Problem: Examine each line of the data. Copy those that contain the string "diagram".

Exercise inputs:
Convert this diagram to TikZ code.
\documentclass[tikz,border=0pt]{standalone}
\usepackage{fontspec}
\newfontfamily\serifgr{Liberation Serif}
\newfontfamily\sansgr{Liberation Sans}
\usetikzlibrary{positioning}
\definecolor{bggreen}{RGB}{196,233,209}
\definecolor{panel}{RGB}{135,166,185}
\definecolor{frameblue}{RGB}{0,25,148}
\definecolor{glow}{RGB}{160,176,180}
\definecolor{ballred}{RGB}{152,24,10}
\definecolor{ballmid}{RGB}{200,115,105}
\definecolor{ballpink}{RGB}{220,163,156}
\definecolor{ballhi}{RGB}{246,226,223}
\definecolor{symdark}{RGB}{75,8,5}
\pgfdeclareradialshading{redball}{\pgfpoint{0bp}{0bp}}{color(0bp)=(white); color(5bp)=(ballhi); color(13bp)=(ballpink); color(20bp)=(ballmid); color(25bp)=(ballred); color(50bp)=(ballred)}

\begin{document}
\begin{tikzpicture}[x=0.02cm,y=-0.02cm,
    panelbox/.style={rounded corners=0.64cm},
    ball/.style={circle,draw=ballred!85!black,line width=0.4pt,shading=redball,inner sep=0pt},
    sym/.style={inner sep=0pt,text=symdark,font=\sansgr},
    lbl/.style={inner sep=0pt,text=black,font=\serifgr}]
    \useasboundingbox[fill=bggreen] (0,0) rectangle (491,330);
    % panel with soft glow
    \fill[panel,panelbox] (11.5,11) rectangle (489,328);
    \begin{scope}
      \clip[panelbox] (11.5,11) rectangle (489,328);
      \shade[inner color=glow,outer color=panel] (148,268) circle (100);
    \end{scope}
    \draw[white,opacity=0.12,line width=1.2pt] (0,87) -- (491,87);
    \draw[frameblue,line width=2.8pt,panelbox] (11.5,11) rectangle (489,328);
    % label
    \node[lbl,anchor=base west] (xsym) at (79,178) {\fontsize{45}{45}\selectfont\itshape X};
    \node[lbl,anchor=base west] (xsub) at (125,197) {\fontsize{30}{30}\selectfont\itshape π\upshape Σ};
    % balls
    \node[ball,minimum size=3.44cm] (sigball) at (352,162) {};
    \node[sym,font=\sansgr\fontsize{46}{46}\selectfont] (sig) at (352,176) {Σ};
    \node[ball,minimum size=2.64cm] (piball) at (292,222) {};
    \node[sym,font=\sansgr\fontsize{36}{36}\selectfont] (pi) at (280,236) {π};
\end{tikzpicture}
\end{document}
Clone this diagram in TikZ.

...

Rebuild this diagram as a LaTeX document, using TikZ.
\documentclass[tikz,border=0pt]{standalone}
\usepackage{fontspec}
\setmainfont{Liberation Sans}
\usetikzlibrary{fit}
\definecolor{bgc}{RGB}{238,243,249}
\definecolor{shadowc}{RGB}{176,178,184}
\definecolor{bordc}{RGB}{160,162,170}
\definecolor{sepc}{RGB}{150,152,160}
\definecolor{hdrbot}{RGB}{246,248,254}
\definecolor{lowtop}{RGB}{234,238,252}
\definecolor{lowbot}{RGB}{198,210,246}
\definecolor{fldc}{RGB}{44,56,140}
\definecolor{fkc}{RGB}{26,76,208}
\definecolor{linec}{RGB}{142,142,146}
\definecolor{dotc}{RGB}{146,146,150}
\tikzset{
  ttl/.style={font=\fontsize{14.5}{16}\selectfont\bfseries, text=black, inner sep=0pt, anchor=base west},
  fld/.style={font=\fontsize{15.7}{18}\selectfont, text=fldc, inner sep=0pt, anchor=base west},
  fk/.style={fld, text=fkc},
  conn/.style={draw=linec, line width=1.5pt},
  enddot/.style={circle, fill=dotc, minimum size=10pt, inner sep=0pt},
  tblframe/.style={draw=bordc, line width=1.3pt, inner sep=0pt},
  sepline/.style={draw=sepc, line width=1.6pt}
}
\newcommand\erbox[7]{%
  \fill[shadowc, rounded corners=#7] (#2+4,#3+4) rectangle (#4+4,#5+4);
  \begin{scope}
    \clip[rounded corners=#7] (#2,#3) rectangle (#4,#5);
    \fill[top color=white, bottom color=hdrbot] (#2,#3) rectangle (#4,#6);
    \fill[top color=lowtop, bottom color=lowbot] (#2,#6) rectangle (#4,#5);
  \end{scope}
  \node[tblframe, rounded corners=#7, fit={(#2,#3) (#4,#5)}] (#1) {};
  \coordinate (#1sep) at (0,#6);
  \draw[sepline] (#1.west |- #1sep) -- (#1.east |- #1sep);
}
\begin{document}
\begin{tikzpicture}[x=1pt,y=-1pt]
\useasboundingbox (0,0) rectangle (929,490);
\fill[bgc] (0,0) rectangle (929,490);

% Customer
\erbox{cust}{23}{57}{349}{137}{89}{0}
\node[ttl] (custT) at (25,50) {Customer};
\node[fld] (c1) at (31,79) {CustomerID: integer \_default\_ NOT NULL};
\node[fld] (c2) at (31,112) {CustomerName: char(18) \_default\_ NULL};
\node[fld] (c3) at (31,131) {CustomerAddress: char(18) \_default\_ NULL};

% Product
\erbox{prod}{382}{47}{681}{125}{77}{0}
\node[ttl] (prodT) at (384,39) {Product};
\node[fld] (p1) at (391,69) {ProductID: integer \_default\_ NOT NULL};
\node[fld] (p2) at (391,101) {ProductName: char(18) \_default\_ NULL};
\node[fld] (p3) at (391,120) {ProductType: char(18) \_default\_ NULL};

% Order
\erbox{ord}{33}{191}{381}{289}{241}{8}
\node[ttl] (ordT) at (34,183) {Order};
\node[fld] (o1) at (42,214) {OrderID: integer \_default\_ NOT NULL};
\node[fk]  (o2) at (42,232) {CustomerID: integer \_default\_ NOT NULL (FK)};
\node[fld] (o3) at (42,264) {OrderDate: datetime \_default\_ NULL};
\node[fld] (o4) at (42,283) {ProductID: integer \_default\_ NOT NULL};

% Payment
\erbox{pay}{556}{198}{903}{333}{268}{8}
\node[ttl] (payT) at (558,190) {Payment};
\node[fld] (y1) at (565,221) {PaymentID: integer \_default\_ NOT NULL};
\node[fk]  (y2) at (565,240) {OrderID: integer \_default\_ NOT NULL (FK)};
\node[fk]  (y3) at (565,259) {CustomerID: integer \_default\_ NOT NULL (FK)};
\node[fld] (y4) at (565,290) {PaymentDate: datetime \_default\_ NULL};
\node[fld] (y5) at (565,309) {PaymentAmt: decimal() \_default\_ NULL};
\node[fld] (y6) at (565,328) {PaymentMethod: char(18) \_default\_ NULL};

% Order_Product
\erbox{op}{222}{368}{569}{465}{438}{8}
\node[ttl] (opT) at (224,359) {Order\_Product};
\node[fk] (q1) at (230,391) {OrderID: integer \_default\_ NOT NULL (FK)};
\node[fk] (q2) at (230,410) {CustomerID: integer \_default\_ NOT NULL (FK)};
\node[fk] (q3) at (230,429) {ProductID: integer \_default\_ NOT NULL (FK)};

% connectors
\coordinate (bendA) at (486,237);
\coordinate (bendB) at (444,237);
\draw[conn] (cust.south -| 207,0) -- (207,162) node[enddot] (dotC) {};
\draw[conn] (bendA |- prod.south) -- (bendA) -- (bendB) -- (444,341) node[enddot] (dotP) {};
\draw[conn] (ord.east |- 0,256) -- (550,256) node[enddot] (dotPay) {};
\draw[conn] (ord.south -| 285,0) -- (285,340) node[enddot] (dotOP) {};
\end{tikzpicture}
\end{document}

---

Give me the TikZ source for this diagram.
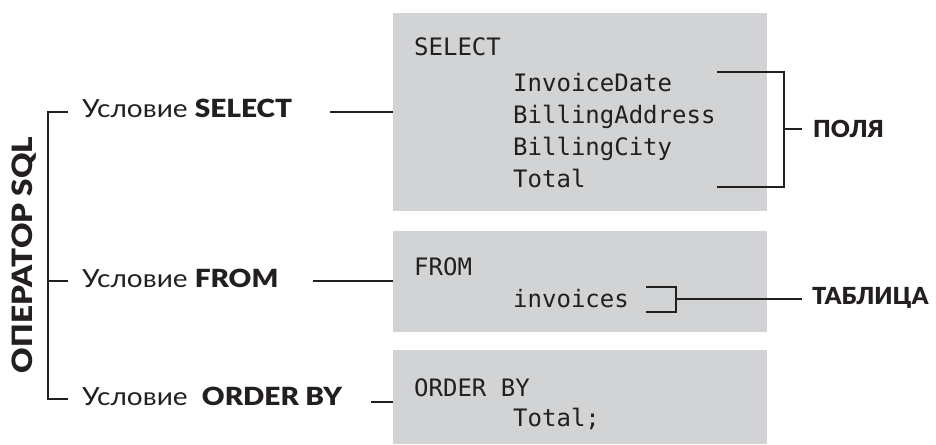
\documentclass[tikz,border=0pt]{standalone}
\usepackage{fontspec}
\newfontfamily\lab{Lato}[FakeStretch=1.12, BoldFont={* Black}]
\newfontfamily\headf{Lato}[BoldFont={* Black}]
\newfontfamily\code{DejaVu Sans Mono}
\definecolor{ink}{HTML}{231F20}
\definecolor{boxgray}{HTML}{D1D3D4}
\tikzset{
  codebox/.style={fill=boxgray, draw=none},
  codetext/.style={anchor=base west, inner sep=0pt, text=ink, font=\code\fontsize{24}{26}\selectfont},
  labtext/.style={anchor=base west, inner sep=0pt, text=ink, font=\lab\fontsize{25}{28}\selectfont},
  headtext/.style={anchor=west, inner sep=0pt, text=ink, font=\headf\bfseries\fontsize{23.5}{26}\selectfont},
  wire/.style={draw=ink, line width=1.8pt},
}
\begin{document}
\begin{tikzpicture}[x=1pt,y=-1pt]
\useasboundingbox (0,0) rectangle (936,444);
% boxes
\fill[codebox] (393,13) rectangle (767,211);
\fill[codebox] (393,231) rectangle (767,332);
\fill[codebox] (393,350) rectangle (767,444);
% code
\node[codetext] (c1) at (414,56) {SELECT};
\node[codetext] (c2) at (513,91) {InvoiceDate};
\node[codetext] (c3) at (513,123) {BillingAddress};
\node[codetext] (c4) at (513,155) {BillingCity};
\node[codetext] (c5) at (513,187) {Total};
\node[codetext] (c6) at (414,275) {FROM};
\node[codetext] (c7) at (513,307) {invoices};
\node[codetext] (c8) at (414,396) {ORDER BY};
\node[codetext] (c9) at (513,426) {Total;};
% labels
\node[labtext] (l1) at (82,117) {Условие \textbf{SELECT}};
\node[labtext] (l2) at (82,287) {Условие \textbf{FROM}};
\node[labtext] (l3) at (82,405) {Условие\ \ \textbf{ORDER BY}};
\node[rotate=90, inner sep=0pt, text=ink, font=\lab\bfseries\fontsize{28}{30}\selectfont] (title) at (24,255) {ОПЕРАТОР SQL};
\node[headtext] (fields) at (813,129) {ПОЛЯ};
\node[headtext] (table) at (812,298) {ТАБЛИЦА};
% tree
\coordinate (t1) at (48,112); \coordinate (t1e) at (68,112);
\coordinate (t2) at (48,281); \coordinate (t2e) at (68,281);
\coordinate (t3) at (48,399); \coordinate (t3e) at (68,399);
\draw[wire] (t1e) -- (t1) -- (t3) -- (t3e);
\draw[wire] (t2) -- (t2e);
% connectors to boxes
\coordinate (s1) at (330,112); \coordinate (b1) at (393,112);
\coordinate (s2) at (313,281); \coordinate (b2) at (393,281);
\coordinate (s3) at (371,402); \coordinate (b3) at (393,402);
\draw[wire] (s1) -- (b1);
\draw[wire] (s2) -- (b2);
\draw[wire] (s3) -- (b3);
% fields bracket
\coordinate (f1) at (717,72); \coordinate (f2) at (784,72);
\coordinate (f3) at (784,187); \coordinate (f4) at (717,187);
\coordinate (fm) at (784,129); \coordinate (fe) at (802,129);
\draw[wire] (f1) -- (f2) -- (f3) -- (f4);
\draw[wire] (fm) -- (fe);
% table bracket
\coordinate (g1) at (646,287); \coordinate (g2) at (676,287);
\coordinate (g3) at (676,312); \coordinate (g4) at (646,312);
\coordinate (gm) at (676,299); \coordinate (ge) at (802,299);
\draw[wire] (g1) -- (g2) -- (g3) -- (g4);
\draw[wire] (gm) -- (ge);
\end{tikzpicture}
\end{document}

The answer:
Convert this diagram to TikZ code.
Clone this diagram in TikZ.
Rebuild this diagram as a LaTeX document, using TikZ.
Give me the TikZ source for this diagram.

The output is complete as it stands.